Eppure, anche senza rivoluzioni apparenti, la nostra è una società che si evolve in nome del progresso. Ma come sottintende il termine evoluzione, questa si compie, darwinianamente, con mutamenti lievi, lenti e costanti. Le élite, dunque, che non possiamo dire, secondo quello che è il concetto classico di rivoluzione, essere rivoluzionarie, sono quantomeno sovversive. Per smarcarci immediatamente da un becero complottismo è necessario comprendere che questa élite non è cospiratrice, ma è portatrice di una ben precisata visione del mondo. E’ a questa che va il merito del tanto agognato “progresso”, della reductio ad unum dell’esistente, inquadrato nella realtà dialettica del solo produrre e consumare, o ancora nella destrutturazione generalizzata di tutti quei valori che si vogliono e si possono esprimere fuori dal Mercato, tempio del post-moderno. Così è stata l’élite che con il fast-food ha tolto alla cena la sua aura rituale, al corpo, tramite l’esasperazione isterica della moda, il suo senso sacrale, all’uomo la sua dignità di lavoratore per divenire “capitale umano”.

E’ un’élite, un nuovo clero di intellettuali ed opinionisti, che ogni giorno mercifica nella scatola televisiva il corpo della donna, nei reality le vite della gente comune, è nelle pubblicità che si pervertono i nostri parametri di interpretazione del reale. E’ l’élite ad aver procreato nel corso del tempo una nuova Weltanschauung eversiva, improntata sull’antropologia hobbesiana, per cui l’uomo deve sopraffare l’uomo per garantire i propri interessi, e ad averla estesa a tutte le forme dell’esistente. Il mito del progresso liberale è quindi un’ideologia post-rivoluzionaria, ma sempre dirompente, desacralizzante, annichilente. Si può ancora essere rivoluzionari, contro un’ideologia rivoluzionaria?
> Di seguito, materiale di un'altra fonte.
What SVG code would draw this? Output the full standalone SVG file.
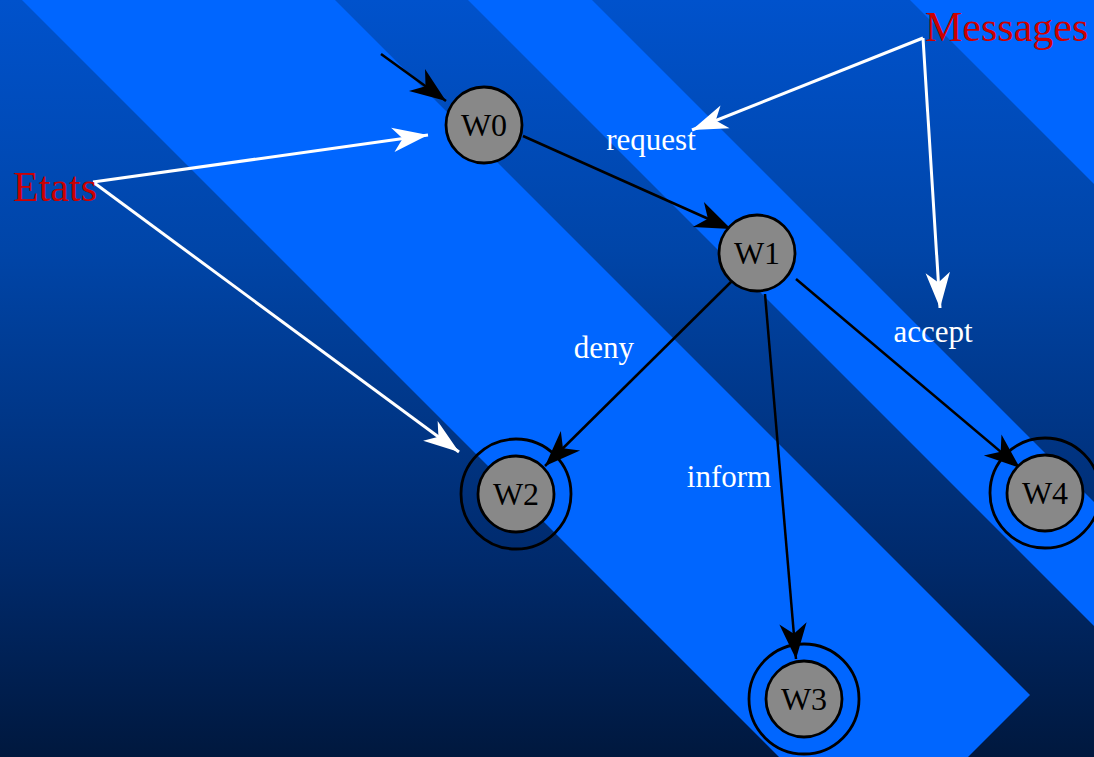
<svg xmlns="http://www.w3.org/2000/svg" width="1094" height="757" viewBox="0 0 1094 757">
<defs>
<linearGradient id="bg" x1="0" y1="0" x2="0" y2="1">
<stop offset="0" stop-color="#0052cc"/>
<stop offset="0.33" stop-color="#0045a8"/>
<stop offset="0.74" stop-color="#002a6c"/>
<stop offset="1" stop-color="#00183e"/>
</linearGradient>
<marker id="ab" markerUnits="userSpaceOnUse" markerWidth="40" markerHeight="32" viewBox="-36 -15 38 30" refX="0" refY="0" orient="auto">
<path d="M0,0 L-34,-13 L-24,0 L-34,13 Z" fill="#000"/>
</marker>
<marker id="aw" markerUnits="userSpaceOnUse" markerWidth="40" markerHeight="30" viewBox="-34 -13 36 26" refX="0" refY="0" orient="auto">
<path d="M0,0 L-32,-11 L-23,0 L-32,11 Z" fill="#fff"/>
</marker>
<style>
.stripe{fill:#0066ff}
.node{fill:#888888;stroke:#000;stroke-width:2.8}
.ring{fill:none;stroke:#000;stroke-width:2.8}
.nl{font-family:"Liberation Serif","Times New Roman",serif;font-size:32px;fill:#000;text-anchor:middle}
.edge{stroke:#000;stroke-width:2.5;fill:none;marker-end:url(#ab)}
.note{stroke:#fff;stroke-width:3;fill:none;marker-end:url(#aw)}
.el{font-family:"Liberation Serif","Times New Roman",serif;font-size:31px;fill:#fff;text-anchor:middle}
.cap{font-family:"Liberation Serif","Times New Roman",serif;font-size:42px;fill:#cc0000}
</style>
</defs>
<rect x="0" y="0" width="1094" height="757" fill="url(#bg)"/>
<g id="background-stripes">
<polygon class="stripe" points="22,0 335,0 1030,695 968,757 779,757"/>
<polygon class="stripe" points="468,0 592,0 1094,502 1094,626"/>
<polygon class="stripe" points="910,0 1094,0 1094,184"/>
</g>
<g id="connectors">
<line class="edge" x1="381" y1="54" x2="446" y2="101"/>
<line class="edge" x1="523" y1="136" x2="731" y2="229"/>
<line class="edge" x1="733" y1="280" x2="545" y2="466"/>
<line class="edge" x1="765" y1="294" x2="796" y2="659"/>
<line class="edge" x1="796" y1="279" x2="1020" y2="468"/>
<line class="note" x1="93" y1="182" x2="428" y2="135"/>
<line class="note" x1="93" y1="182" x2="459" y2="452"/>
<line class="note" x1="923" y1="38" x2="692" y2="130"/>
<line class="note" x1="923" y1="38" x2="940" y2="308"/>
</g>
<g id="edge-labels">
<text class="el" x="651" y="150">request</text>
<text class="el" x="604" y="358">deny</text>
<text class="el" x="729" y="487">inform</text>
<text class="el" x="933" y="342">accept</text>
</g>
<g id="annotations">
<text class="cap" x="13" y="201">Etats</text>
<text class="cap" x="925" y="41">Messages</text>
</g>
<g id="W0">
<circle class="node" cx="484" cy="125" r="38"/>
<text class="nl" x="484" y="136">W0</text>
</g>
<g id="W1">
<circle class="node" cx="757" cy="253" r="38"/>
<text class="nl" x="757" y="264">W1</text>
</g>
<g id="W2">
<circle class="ring" cx="516" cy="494" r="55"/>
<circle class="node" cx="516" cy="494" r="38"/>
<text class="nl" x="516" y="505">W2</text>
</g>
<g id="W3">
<circle class="ring" cx="804" cy="699" r="55"/>
<circle class="node" cx="804" cy="699" r="38"/>
<text class="nl" x="804" y="710">W3</text>
</g>
<g id="W4">
<circle class="ring" cx="1045" cy="493" r="55"/>
<circle class="node" cx="1045" cy="493" r="38"/>
<text class="nl" x="1045" y="504">W4</text>
</g>
</svg>
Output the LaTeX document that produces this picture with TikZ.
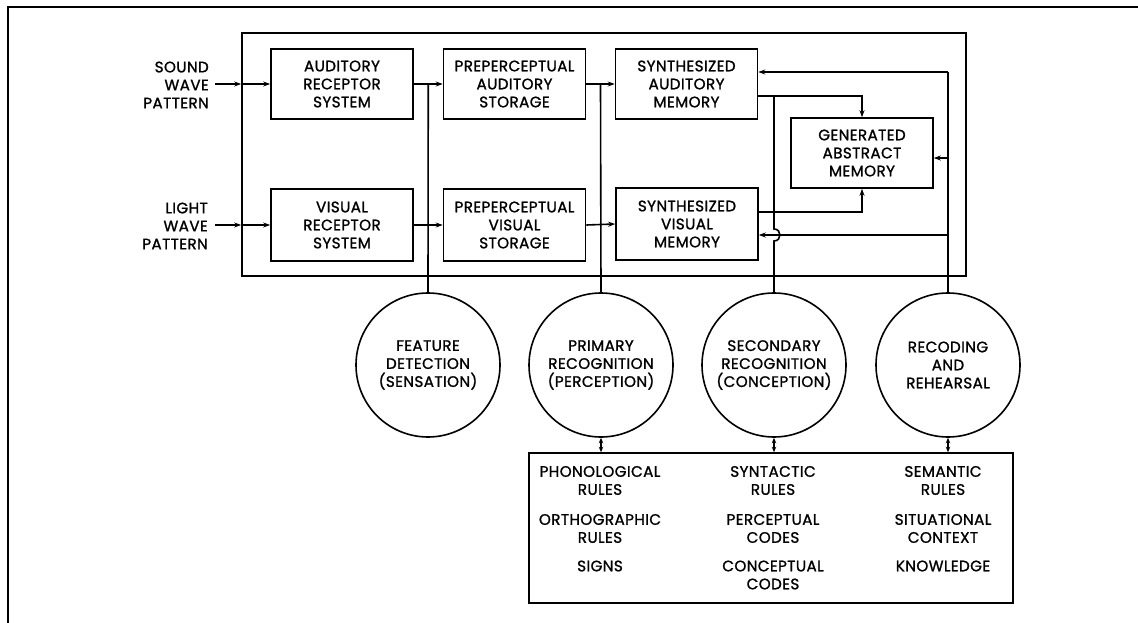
\documentclass[tikz,border=0pt]{standalone}
\usepackage{fontspec}
\setmainfont{Poppins}
\newfontfamily\labfont{Poppins}[FakeBold=1.2,LetterSpace=2.5]
\usetikzlibrary{arrows.meta,calc}
\begin{document}
\begin{tikzpicture}[x=1pt,y=-1pt,
  lw/.style={line width=1.6pt},
  txt/.style={font=\labfont\fontsize{15.2}{18}\selectfont, align=center, inner sep=0pt},
  box/.style={draw, line width=1.6pt, txt, minimum width=142pt, minimum height=70pt},
  circ/.style={draw, circle, line width=1.6pt, txt, minimum size=144pt},
  tip/.style={lw, -{Stealth[length=7pt,width=5pt]}},
  dtip/.style={lw, {Stealth[length=5.5pt,width=4.5pt]}-{Stealth[length=5.5pt,width=4.5pt]}},
]
\useasboundingbox (0,0) rectangle (1138,623);
\fill[white] (0,0) rectangle (1138,623);
\draw[lw] (8,623) -- (8,7) -- (1138,7);

% main enclosing box
\node[draw, lw, minimum width=724pt, minimum height=243pt, inner sep=0pt] (big) at (604,154.5) {};

% boxes
\node[box] (ar) at (342,84) {AUDITORY\\RECEPTOR\\SYSTEM};
\node[box] (pa) at (514.5,84) {PREPERCEPTUAL\\AUDITORY\\STORAGE};
\node[box] (sa) at (686.5,84) {SYNTHESIZED\\AUDITORY\\MEMORY};
\node[box, minimum height=72pt] (vr) at (342,225) {VISUAL\\RECEPTOR\\SYSTEM};
\node[box, minimum height=72pt] (pv) at (514.5,225) {PREPERCEPTUAL\\VISUAL\\STORAGE};
\node[box, minimum height=72pt] (sv) at (687,224) {SYNTHESIZED\\VISUAL\\MEMORY};
\node[box] (gam) at (862,153) {GENERATED\\ABSTRACT\\MEMORY};

% circles
\node[circ] (fd) at (428,365) {FEATURE\\DETECTION\\(SENSATION)};
\node[circ] (pr) at (601,365) {PRIMARY\\RECOGNITION\\(PERCEPTION)};
\node[circ] (sr) at (774,365) {SECONDARY\\RECOGNITION\\(CONCEPTION)};
\node[circ] (rr) at (948,365) {RECODING\\AND\\REHEARSAL};

% rules box
\node[draw, lw, minimum width=484pt, minimum height=150pt, inner sep=0pt] (rules) at (771,528) {};
\node[txt] (c1a) at (600,480.5) {PHONOLOGICAL\\RULES};
\node[txt] (c1b) at (600,528.5) {ORTHOGRAPHIC\\RULES};
\node[txt] (c1c) at (600,566) {SIGNS};
\node[txt] (c2a) at (773,480.5) {SYNTACTIC\\RULES};
\node[txt] (c2b) at (773,528.5) {PERCEPTUAL\\CODES};
\node[txt] (c2c) at (773,575) {CONCEPTUAL\\CODES};
\node[txt] (c3a) at (943,480.5) {SEMANTIC\\RULES};
\node[txt] (c3b) at (943,528.5) {SITUATIONAL\\CONTEXT};
\node[txt] (c3c) at (943,566) {KNOWLEDGE};

% input labels
\node[txt, align=right, anchor=east] (sw) at (209,85) {SOUND\\WAVE\\PATTERN};
\node[txt, align=right, anchor=east] (lw) at (208,226) {LIGHT\\WAVE\\PATTERN};
\coordinate (swa) at (215,84);
\coordinate (lwa) at (215,225);

% inputs
\draw[tip] (swa) -- (big.west |- swa);
\draw[tip] (big.west |- swa) -- (ar.west);
\draw[tip] (lwa) -- (big.west |- lwa);
\draw[tip] (big.west |- lwa) -- (vr.west);

% forward chain
\draw[tip] (ar.east) -- (pa.west);
\draw[tip] (pa.east) -- (sa.west);
\draw[tip] (vr.east) -- (pv.west);
\draw[tip] (pv.east) -- (sv.west);

% feature detection and primary recognition taps
\coordinate (j1) at ($(ar.east)!0.5!(pa.west)$);
\coordinate (j2) at ($(pa.east)!0.5!(sa.west)$);
\draw[lw] (j1) -- (fd.north);
\draw[lw] (j2) -- (pr.north);

% synthesized memories to generated abstract memory
\coordinate (k1) at (862,96);
\coordinate (k2) at (862,212);
\draw[tip] (sa.east |- k1) -- (k1) -- (gam.north);
\draw[tip] (sv.east |- k2) -- (k2) -- (gam.south);

% recoding and rehearsal feedback
\coordinate (r1) at (948,72);
\coordinate (r2) at (948,158);
\coordinate (r3) at (948,235);
\draw[lw] (r1) -- (rr.north);
\draw[tip] (r1) -- (sa.east |- r1);
\draw[tip] (r2) -- (gam.east |- r2);
\draw[tip] (r3) -- (sv.east |- r3);

% secondary recognition tap with hop
\coordinate (s1) at (774,96);
\draw[lw] (s1) -- ([yshift=6pt]s1 |- r3) .. controls +(8,0) and +(8,0) .. ([yshift=-6pt]s1 |- r3) -- (sr.north);

% links to rules box
\draw[dtip] (pr.south) -- (pr.south |- rules.north);
\draw[dtip] (sr.south) -- (sr.south |- rules.north);
\draw[dtip] (rr.south) -- (rr.south |- rules.north);
\end{tikzpicture}
\end{document}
L’odierno assetto sociale prevede sempre meno la possibilità di un tale comportamento, se pensiamo soprattutto che le rivoluzioni hanno spesso avuto un carattere militare con il quale non abbiamo più dimestichezza. A questo proposito può sopraggiungere un’efficace logica di dissidenza, ovvero di comprensione delle dinamiche e delle contraddizioni del reale, a cui deve seguire la disobbedienza organizzata e ragionata all’ordine precostituito e all’ideologia dominante, attraverso la creazione di realtà altre e dialogiche, integralmente accessibili, in cui possa strutturarsi un pensiero alternativo. La dissidenza è l’ultima forma di rivoluzione accettabile se si esprime come comprensione, negazione, e azione trasformatrice.